Laguerre's tenure as managing editor had a profound effect on the other 51 issues of the year as well. During the magazine's first several years, prior to Laguerre's arrival, the magazine did not place major American team sports at the forefront. As an example, during 1955 and 1956, the magazine's first two years, it featured as many articles on fishing as on professional football, 23 articles. By 1965–1966, five years into Laguerre's term, the magazine published only eight articles on fishing, while it published over 60 articles on pro football.

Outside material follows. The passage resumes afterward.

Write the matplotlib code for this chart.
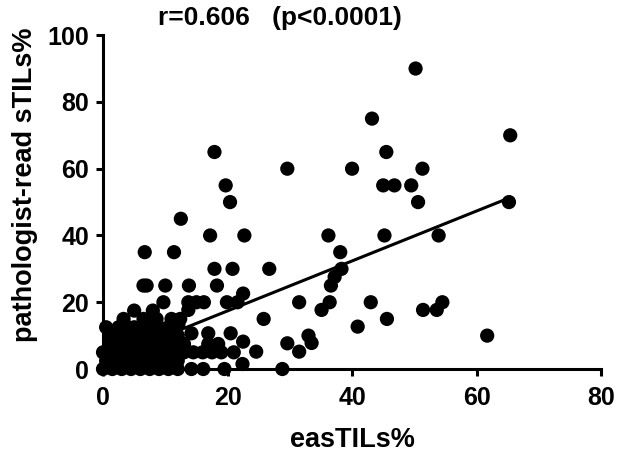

Besides changing the types of sports being covered, the manner in which they were covered changed as well. Under earlier managing editors, the magazine's writing and editorial staff was organized by department. Thus, there was a fashion department, a travel department, and a sports department, which covered all sports. Laguerre reorganized the magazine, giving each sport its own separate department, so there would be a dedicated staff of writers in the baseball department, and a different boxing department, and another for pro football, and so on. Laguerre also encouraged serious investigative journalism, and did not shy away from controversial issues. In 1961, writer Ray Cave broke a story on point shaving in college basketball. In 1968, under Laguerre's direction, and under secrecy from his superiors, the magazine ran a five-part series on the experience of black athletes in America.

Laguerre's later years showed less success as the magazine became an industry leader. In 1968, its coverage of the Mexico City Olympics was heavily criticized, having been "scooped" on most stories by both Time and Life magazines. A 1969 book by Jack Olsen, titled The Girls in the Office, embarrassed Time Inc. over its treatment of its female employees, including those at Sports Illustrated. In 1970, 23 women on staff at Sports Illustrated signed a petition demanding equal treatment. Laguerre relented, promoting Pat Ryan to senior editor, and paying her the same as the men in her same position. By 1973, Laguerre's leadership was under a direct challenge from within his staff and from his superiors. A January 1973 story in New York Magazine was highly critical of the degrading quality of the writing and of the stagnating corporate culture at Sports Illustrated. By September of that year, Laguerre was asked to step down as managing editor. He was offered an executive position in corporate offices which he refused and his resignation was complete by February 1, 1974.

== Later career and death ==

There were only two people in his life he truly admired. One was General de Gaulle and the other was Harry Luce.
— Nathalie Kotchoubey Laguerre

After retiring as managing editor, he remained with Sports Illustrated in order to head a group looking into publishing international editions of the magazine. He was offered the job as managing editor of Playboy, and, insulted by the low $45,000 salary Hugh Hefner offered him, he turned the job down. In 1975, he founded a bi-monthly horse-racing magazine, Classic, which he headed until shortly before his death of a heart attack in New York on January 18, 1979, at the age of sixty-three.